WASHINGTON, D.C., June 26, 2014 -- In response to the Supreme Court's ruling today in McCullen v. Coakley, Rachel Laser, Deputy Director of the Religious Action Center of Reform Judaism, released the following statement:
We are dismayed by the Supreme Court's ruling today in McCullen v. Coakley, which invalidates a Massachusetts law establishing a 35-foot "buffer zone" around reproductive health care clinics. Buffer zones, like this one, aim to balance the free speech rights of individuals who wish to protest, speak to, or otherwise engage clients and employees of these clinics, while protecting the rights of women and employees to access health care and their place of work safely and without intimidation or harassment.

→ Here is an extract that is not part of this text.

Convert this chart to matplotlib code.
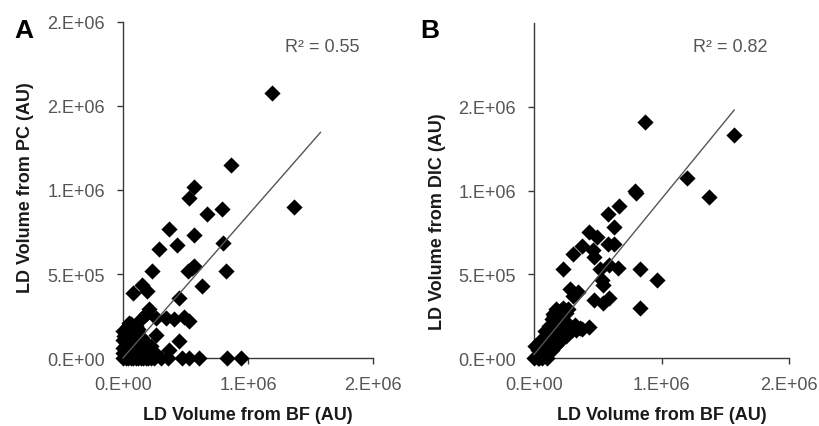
import matplotlib
matplotlib.use("Agg")
import matplotlib.pyplot as plt
import numpy as np

plt.rcParams['font.family'] = ['Liberation Sans', 'DejaVu Sans']

# LD volume estimates (AU), bright field vs phase contrast
pc_bf = [1.19e6, 0.86e6, 1.37e6, 0.57e6, 0.53e6, 0.67e6, 0.79e6, 0.37e6, 0.57e6, 0.43e6,
         0.29e6, 0.80e6, 0.23e6, 0.52e6, 0.57e6, 0.55e6, 0.82e6, 0.635e6, 0.08e6, 0.15e6,
         0.19e6, 0.445e6, 0.21e6, 0.18e6, 0.145e6, 0.26e6, 0.34e6, 0.41e6, 0.49e6, 0.53e6,
         0.26e6, 0.45e6, 0.37e6, 0.05e6,
         0.36e6, 0.47e6, 0.53e6, 0.61e6, 0.83e6, 0.94e6, 0.30e6, 0.25e6,
         0.0, 0.02e6, 0.04e6, 0.06e6, 0.08e6, 0.10e6, 0.12e6, 0.14e6, 0.16e6, 0.18e6, 0.20e6, 0.22e6,
         0.01e6, 0.03e6, 0.05e6, 0.07e6, 0.09e6, 0.11e6, 0.13e6, 0.15e6, 0.17e6, 0.19e6, 0.21e6, 0.24e6, 0.27e6,
         0.02e6, 0.04e6, 0.06e6, 0.08e6, 0.10e6, 0.12e6, 0.14e6, 0.16e6, 0.18e6, 0.20e6, 0.22e6,
         0.01e6, 0.03e6, 0.05e6, 0.07e6, 0.09e6, 0.11e6, 0.13e6, 0.15e6,
         0.04e6, 0.06e6, 0.08e6, 0.10e6, 0.12e6, 0.0, 0.0,
         0.0, 0.0, 0.02e6, 0.05e6, 0.09e6, 0.13e6, 0.17e6, 0.03e6, 0.07e6, 0.11e6]
pc_val = [1.58e6, 1.15e6, 0.90e6, 1.02e6, 0.95e6, 0.855e6, 0.885e6, 0.765e6, 0.735e6, 0.675e6,
          0.65e6, 0.685e6, 0.52e6, 0.52e6, 0.55e6, 0.535e6, 0.52e6, 0.43e6, 0.385e6, 0.435e6,
          0.40e6, 0.36e6, 0.29e6, 0.26e6, 0.23e6, 0.24e6, 0.24e6, 0.23e6, 0.245e6, 0.22e6,
          0.135e6, 0.10e6, 0.045e6, 0.21e6,
          0.0, 0.0, 0.0, 0.0, 0.0, 0.0, 0.0, 0.0,
          0.0, 0.0, 0.0, 0.0, 0.0, 0.0, 0.0, 0.0, 0.0, 0.0, 0.0, 0.0,
          0.03e6, 0.05e6, 0.02e6, 0.04e6, 0.06e6, 0.03e6, 0.05e6, 0.02e6, 0.04e6, 0.03e6, 0.02e6, 0.03e6, 0.02e6,
          0.08e6, 0.10e6, 0.09e6, 0.12e6, 0.08e6, 0.10e6, 0.09e6, 0.07e6, 0.08e6, 0.06e6, 0.07e6,
          0.13e6, 0.15e6, 0.14e6, 0.17e6, 0.15e6, 0.14e6, 0.13e6, 0.12e6,
          0.19e6, 0.20e6, 0.18e6, 0.19e6, 0.17e6, 0.06e6, 0.11e6,
          0.16e6, 0.03e6, 0.12e6, 0.07e6, 0.11e6, 0.08e6, 0.10e6, 0.18e6, 0.14e6, 0.16e6]

# bright field vs differential interference contrast
dic_bf = [0.87e6, 1.57e6, 1.20e6, 1.375e6, 0.79e6, 0.80e6, 0.67e6, 0.58e6, 0.63e6, 0.43e6,
          0.495e6, 0.58e6, 0.63e6, 0.38e6, 0.305e6, 0.46e6, 0.47e6, 0.23e6, 0.515e6, 0.59e6,
          0.66e6, 0.83e6, 0.965e6, 0.83e6, 0.53e6, 0.54e6, 0.28e6, 0.345e6, 0.305e6, 0.47e6,
          0.54e6, 0.59e6, 0.43e6, 0.38e6, 0.325e6, 0.27e6, 0.30e6,
          0.0, 0.02e6, 0.04e6, 0.03e6, 0.05e6, 0.07e6, 0.06e6, 0.08e6, 0.10e6, 0.09e6,
          0.11e6, 0.12e6, 0.13e6, 0.14e6, 0.12e6, 0.15e6, 0.14e6, 0.16e6, 0.18e6, 0.17e6,
          0.19e6, 0.20e6, 0.22e6, 0.21e6, 0.18e6, 0.16e6, 0.19e6, 0.22e6, 0.25e6, 0.24e6,
          0.20e6, 0.17e6, 0.14e6, 0.11e6, 0.08e6, 0.10e6, 0.06e6, 0.03e6, 0.23e6, 0.25e6, 0.27e6,
          0.01e6, 0.05e6, 0.09e6, 0.13e6, 0.15e6, 0.10e6, 0.12e6, 0.16e6, 0.20e6, 0.24e6,
          0.28e6, 0.33e6, 0.36e6, 0.07e6, 0.04e6, 0.17e6, 0.21e6, 0.13e6]
dic_val = [1.41e6, 1.33e6, 1.075e6, 0.96e6, 0.995e6, 0.985e6, 0.91e6, 0.86e6, 0.785e6, 0.755e6,
           0.72e6, 0.68e6, 0.68e6, 0.67e6, 0.62e6, 0.645e6, 0.605e6, 0.53e6, 0.53e6, 0.555e6,
           0.54e6, 0.53e6, 0.465e6, 0.30e6, 0.465e6, 0.435e6, 0.41e6, 0.395e6, 0.37e6, 0.345e6,
           0.33e6, 0.36e6, 0.185e6, 0.175e6, 0.20e6, 0.18e6, 0.17e6,
           0.0, 0.01e6, 0.02e6, 0.05e6, 0.04e6, 0.06e6, 0.09e6, 0.08e6, 0.10e6, 0.12e6,
           0.13e6, 0.11e6, 0.15e6, 0.17e6, 0.19e6, 0.21e6, 0.23e6, 0.25e6, 0.27e6, 0.29e6,
           0.24e6, 0.28e6, 0.26e6, 0.22e6, 0.20e6, 0.16e6, 0.15e6, 0.14e6, 0.13e6, 0.18e6,
           0.10e6, 0.08e6, 0.05e6, 0.03e6, 0.02e6, 0.0, 0.0, 0.0, 0.30e6, 0.27e6, 0.29e6,
           0.07e6, 0.10e6, 0.16e6, 0.20e6, 0.26e6, 0.06e6, 0.07e6, 0.12e6, 0.17e6, 0.22e6,
           0.16e6, 0.17e6, 0.18e6, 0.03e6, 0.0, 0.21e6, 0.19e6, 0.09e6]

# linear trend lines (slope, intercept, x range)
trend_pc = (0.85, 0.0, 0.0, 1.58e6)
trend_dic = (0.93, 0.02e6, 0.0, 1.57e6)
r2_pc = "R² = 0.55"
r2_dic = "R² = 0.82"

x_ticks = [0, 1e6, 2e6]
x_tick_labels = ["0.E+00", "1.E+06", "2.E+06"]
y_ticks_a = [0, 5e5, 1e6, 1.5e6, 2e6]
y_tick_labels_a = ["0.E+00", "5.E+05", "1.E+06", "2.E+06", "2.E+06"]
y_ticks_b = [0, 5e5, 1e6, 1.5e6]
y_tick_labels_b = ["0.E+00", "5.E+05", "1.E+06", "2.E+06"]

W, H = 819, 427
fig = plt.figure(figsize=(W / 100, H / 100), dpi=100)

spine_col = '#3a3a3a'
tick_col = '#555555'


def panel(rect, xs, ys, trend, r2, yticks, ylabels, ylabel, letter, letter_xy, r2_xy, ylab_y):
    ax = fig.add_axes([rect[0] / W, 1 - rect[3] / H, (rect[2] - rect[0]) / W, (rect[3] - rect[1]) / H])
    ax.scatter(xs, ys, marker='D', s=68, color='black', linewidths=0, clip_on=False, zorder=3)
    m, b, x0, x1 = trend
    tx = np.array([x0, x1])
    ax.plot(tx, m * tx + b, color='#555555', lw=1.0, zorder=4, clip_on=False)
    ax.set_xlim(0, 2e6)
    ax.set_ylim(0, 2e6)
    ax.set_xticks(x_ticks)
    ax.set_xticklabels(x_tick_labels)
    ax.set_yticks(yticks)
    ax.set_yticklabels(ylabels)
    for s in ('top', 'right'):
        ax.spines[s].set_visible(False)
    for s in ('left', 'bottom'):
        ax.spines[s].set_color(spine_col)
        ax.spines[s].set_linewidth(1.0)
    ax.tick_params(direction='out', length=4, width=1.0, color=spine_col,
                   labelsize=13, labelcolor=tick_col)
    ax.tick_params(axis='x', pad=9)
    ax.tick_params(axis='y', pad=9)
    ax.set_xlabel("LD Volume from BF (AU)", fontsize=13, fontweight='bold', color='#1a1a1a')
    ax.xaxis.set_label_coords(0.5, -(416 - rect[3]) / (rect[3] - rect[1]))
    ax.xaxis.label.set_va('center')
    ax.set_ylabel(ylabel, fontsize=13, fontweight='bold', color='#1a1a1a')
    ax.yaxis.set_label_coords(-(rect[0] - ylab_y[0]) / (rect[2] - rect[0]),
                              (rect[3] - ylab_y[1]) / (rect[3] - rect[1]))
    ax.yaxis.label.set_va('center')
    ax.yaxis.label.set_ha('center')
    fig.text(r2_xy[0] / W, 1 - r2_xy[1] / H, r2, fontsize=13, color=tick_col,
             ha='center', va='center')
    fig.text(letter_xy[0] / W, 1 - letter_xy[1] / H, letter, fontsize=19,
             fontweight='bold', color='black', ha='left', va='baseline')
    return ax


panel((123, 23, 373, 359), pc_bf, pc_val, trend_pc, r2_pc, y_ticks_a, y_tick_labels_a,
      "LD Volume from PC (AU)", "A", (14, 38), (322, 47), (26, 188))
panel((534, 24, 789, 359), dic_bf, dic_val, trend_dic, r2_dic, y_ticks_b, y_tick_labels_b,
      "LD Volume from DIC (AU)", "B", (420, 38), (730, 47), (438, 222))

fig.savefig("out.png", dpi=100)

Chief Justice Roberts's unanimous opinion for the Court found the Massachusetts buffer zone law insufficiently narrowly tailored to protect protestors' free speech under the First Amendment. Yet, the decision effectively puts in place a system of onerous burdens - such as seeking separate injunctions in court - to protect individuals entering the reproductive health clinics, tipping the scales against the rights of women and clinic workers.
Our Reform Movement holds the core belief that women are moral decision-makers in their own right, entitled to make fundamental medical and reproductive choices. Further, as a religious denomination, we take particular interest in the way the Court treats buffer zones and the possible implications for houses of worship. As such, we joined the Anti-Defamation League's amicus brief, which highlights this very point.
The McCullen v. Coakley decision calls into question the equilibrium protecting the rights of all individuals concerned in these situations. We commend the Court for recognizing the importance of women's unobstructed access to reproductive health centers. However, we are concerned that today's ruling - by invalidating the Massachusetts buffer zone law - impedes this access.